▶ _What to produce_: Return verbatim the inclusive range of lines running from the line that contains "Output the web" to the line that contains "const gridColor = '#e6e6e6';". Omit every other line.

▶ _Records for this exercise_:
--------
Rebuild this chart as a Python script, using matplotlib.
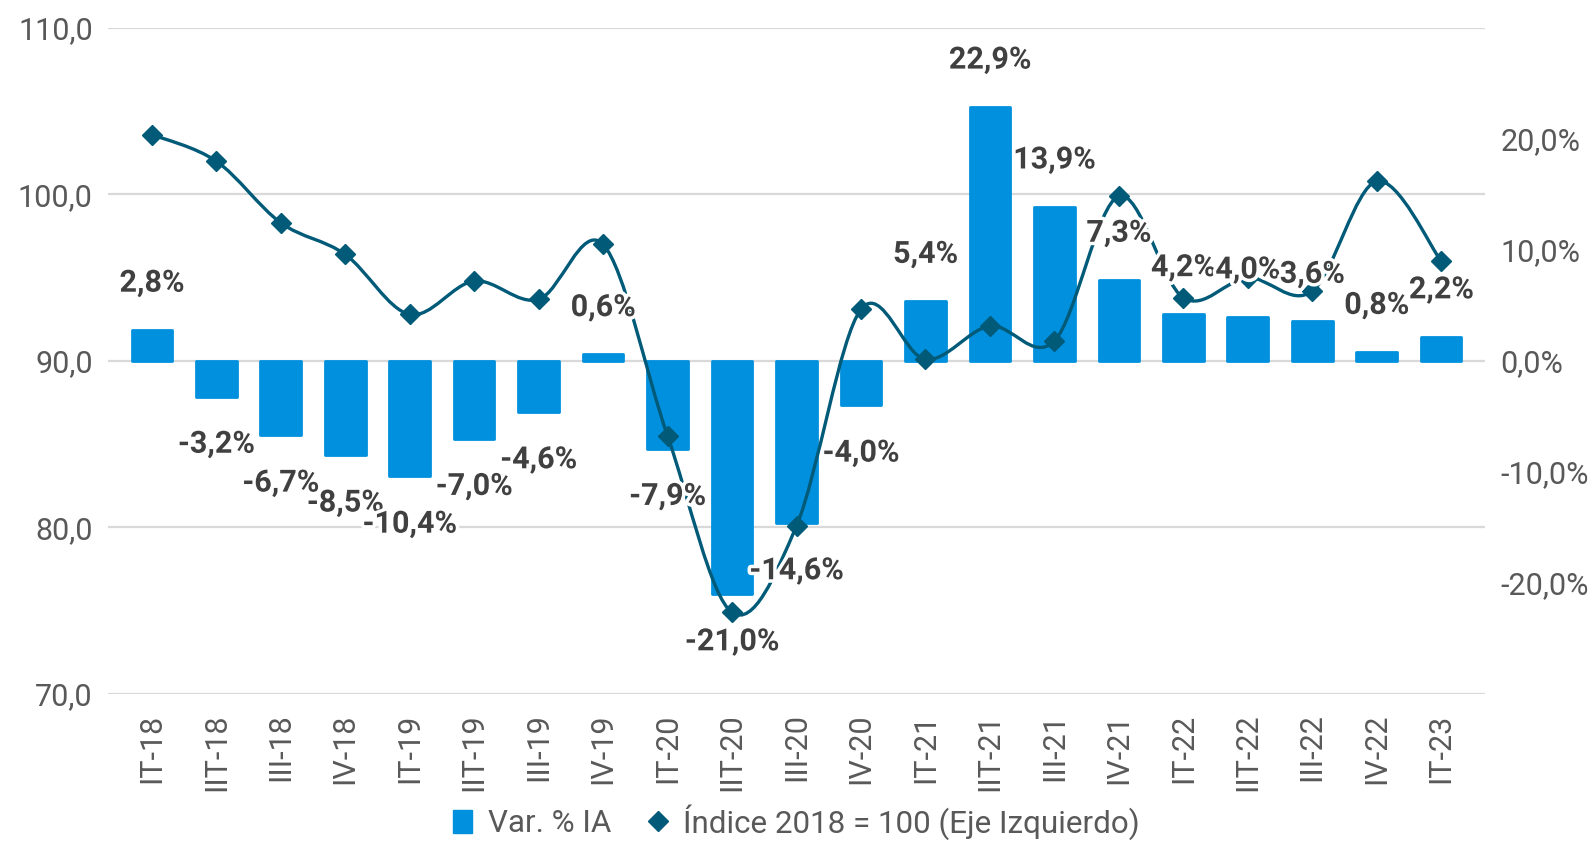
--------
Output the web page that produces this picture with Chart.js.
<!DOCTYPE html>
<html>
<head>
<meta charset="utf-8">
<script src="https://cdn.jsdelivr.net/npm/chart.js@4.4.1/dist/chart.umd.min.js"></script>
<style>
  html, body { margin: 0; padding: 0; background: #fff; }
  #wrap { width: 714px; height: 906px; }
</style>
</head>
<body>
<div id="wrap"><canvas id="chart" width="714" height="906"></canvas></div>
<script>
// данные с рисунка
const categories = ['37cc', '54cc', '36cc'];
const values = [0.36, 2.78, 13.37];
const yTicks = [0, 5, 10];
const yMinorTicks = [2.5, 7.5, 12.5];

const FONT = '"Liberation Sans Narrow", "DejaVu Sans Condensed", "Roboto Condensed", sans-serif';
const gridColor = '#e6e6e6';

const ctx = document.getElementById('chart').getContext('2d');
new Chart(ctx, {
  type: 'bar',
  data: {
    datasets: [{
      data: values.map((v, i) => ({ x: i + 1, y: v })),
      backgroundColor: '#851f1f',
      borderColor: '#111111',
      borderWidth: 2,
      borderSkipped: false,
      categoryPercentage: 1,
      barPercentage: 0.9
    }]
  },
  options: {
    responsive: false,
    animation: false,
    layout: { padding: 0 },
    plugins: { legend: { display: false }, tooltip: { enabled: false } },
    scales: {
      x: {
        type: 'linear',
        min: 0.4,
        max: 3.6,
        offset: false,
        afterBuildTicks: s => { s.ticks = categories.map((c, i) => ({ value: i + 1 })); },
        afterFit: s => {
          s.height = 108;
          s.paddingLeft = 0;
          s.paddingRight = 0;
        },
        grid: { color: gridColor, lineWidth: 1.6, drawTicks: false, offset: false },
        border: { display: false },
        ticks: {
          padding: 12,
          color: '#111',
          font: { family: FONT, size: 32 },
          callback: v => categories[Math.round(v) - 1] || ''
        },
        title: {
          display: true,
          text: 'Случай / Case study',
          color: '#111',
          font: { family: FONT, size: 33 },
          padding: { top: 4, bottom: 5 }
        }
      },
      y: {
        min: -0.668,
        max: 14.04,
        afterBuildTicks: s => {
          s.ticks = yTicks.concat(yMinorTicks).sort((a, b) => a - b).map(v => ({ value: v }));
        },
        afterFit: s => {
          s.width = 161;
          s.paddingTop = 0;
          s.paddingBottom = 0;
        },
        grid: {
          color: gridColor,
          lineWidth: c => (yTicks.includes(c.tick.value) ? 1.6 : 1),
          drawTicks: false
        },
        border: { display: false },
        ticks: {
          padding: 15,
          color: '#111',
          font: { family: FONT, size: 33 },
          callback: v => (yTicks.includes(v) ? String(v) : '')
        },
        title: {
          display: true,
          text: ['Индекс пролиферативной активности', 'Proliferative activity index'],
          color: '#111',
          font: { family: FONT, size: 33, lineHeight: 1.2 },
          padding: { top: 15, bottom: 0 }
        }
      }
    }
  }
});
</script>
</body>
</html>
--------
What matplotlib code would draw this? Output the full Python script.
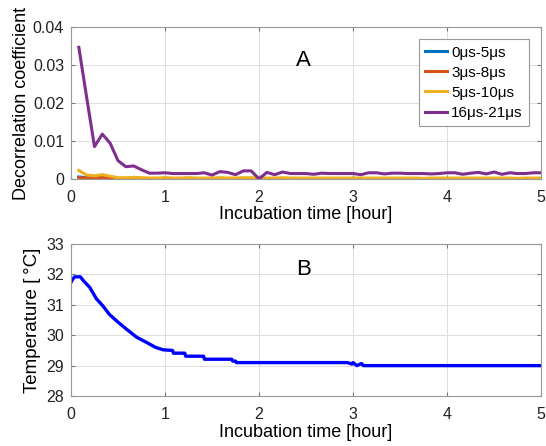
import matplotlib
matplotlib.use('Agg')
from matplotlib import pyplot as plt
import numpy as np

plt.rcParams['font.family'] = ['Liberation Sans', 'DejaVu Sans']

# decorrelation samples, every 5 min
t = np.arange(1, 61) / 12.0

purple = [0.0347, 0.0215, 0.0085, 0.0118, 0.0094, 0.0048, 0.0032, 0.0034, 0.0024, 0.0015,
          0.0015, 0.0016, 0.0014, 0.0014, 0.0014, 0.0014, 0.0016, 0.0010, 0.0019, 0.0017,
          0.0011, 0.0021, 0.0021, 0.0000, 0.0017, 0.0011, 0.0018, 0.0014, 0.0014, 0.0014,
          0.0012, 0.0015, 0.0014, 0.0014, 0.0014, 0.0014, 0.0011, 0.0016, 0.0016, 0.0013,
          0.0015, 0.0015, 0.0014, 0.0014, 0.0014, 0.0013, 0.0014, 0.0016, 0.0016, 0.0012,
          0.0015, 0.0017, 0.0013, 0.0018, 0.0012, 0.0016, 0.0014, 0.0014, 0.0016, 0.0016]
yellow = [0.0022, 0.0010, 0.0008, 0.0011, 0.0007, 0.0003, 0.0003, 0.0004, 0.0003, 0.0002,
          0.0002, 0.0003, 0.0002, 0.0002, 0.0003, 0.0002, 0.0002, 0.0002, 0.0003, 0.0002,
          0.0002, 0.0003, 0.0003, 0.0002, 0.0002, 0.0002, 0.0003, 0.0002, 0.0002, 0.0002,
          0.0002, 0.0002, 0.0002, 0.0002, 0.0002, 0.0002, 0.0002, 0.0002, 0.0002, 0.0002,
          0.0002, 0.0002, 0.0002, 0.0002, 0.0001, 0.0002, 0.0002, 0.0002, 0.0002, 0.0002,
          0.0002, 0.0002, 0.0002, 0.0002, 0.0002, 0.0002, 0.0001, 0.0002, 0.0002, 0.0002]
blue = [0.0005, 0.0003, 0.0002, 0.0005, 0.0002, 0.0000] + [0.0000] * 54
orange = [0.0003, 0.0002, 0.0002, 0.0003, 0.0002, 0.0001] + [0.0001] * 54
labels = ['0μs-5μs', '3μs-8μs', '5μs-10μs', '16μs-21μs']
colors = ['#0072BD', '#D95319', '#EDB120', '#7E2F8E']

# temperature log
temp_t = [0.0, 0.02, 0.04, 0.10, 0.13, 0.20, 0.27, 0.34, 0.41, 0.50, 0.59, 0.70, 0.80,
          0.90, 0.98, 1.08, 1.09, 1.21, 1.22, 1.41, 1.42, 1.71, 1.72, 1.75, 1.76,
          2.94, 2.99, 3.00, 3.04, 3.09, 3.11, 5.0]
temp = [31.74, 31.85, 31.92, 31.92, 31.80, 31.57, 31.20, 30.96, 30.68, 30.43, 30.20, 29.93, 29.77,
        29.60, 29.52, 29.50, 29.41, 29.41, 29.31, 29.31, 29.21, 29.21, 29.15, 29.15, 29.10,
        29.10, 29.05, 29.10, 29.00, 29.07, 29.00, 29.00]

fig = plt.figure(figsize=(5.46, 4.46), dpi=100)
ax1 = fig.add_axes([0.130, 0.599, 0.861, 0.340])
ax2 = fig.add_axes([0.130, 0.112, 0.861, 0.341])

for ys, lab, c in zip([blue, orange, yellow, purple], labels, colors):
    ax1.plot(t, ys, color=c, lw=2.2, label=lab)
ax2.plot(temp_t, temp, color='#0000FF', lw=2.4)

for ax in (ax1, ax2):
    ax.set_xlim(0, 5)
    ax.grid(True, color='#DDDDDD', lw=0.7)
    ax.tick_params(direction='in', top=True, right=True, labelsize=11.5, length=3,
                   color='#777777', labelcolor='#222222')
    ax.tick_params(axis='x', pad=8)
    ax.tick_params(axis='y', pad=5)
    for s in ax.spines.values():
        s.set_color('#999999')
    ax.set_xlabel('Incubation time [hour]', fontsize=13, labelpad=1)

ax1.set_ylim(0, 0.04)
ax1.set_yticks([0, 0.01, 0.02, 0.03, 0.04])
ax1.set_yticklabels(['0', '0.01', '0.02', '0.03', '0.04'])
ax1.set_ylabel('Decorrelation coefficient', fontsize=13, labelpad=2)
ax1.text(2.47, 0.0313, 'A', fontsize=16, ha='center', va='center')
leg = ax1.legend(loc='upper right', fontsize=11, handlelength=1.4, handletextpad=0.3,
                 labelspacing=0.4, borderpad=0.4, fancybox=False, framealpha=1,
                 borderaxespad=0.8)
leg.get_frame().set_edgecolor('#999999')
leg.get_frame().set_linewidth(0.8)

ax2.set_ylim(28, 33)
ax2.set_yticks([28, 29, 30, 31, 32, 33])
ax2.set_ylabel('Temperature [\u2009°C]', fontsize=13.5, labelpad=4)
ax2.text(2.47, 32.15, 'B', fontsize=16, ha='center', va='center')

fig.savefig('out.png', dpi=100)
--------
▶ _Exercise output_:
Output the web page that produces this picture with Chart.js.
<!DOCTYPE html>
<html>
<head>
<meta charset="utf-8">
<script src="https://cdn.jsdelivr.net/npm/chart.js@4.4.1/dist/chart.umd.min.js"></script>
<style>
  html, body { margin: 0; padding: 0; background: #fff; }
  #wrap { width: 714px; height: 906px; }
</style>
</head>
<body>
<div id="wrap"><canvas id="chart" width="714" height="906"></canvas></div>
<script>
// данные с рисунка
const categories = ['37cc', '54cc', '36cc'];
const values = [0.36, 2.78, 13.37];
const yTicks = [0, 5, 10];
const yMinorTicks = [2.5, 7.5, 12.5];

const FONT = '"Liberation Sans Narrow", "DejaVu Sans Condensed", "Roboto Condensed", sans-serif';
const gridColor = '#e6e6e6';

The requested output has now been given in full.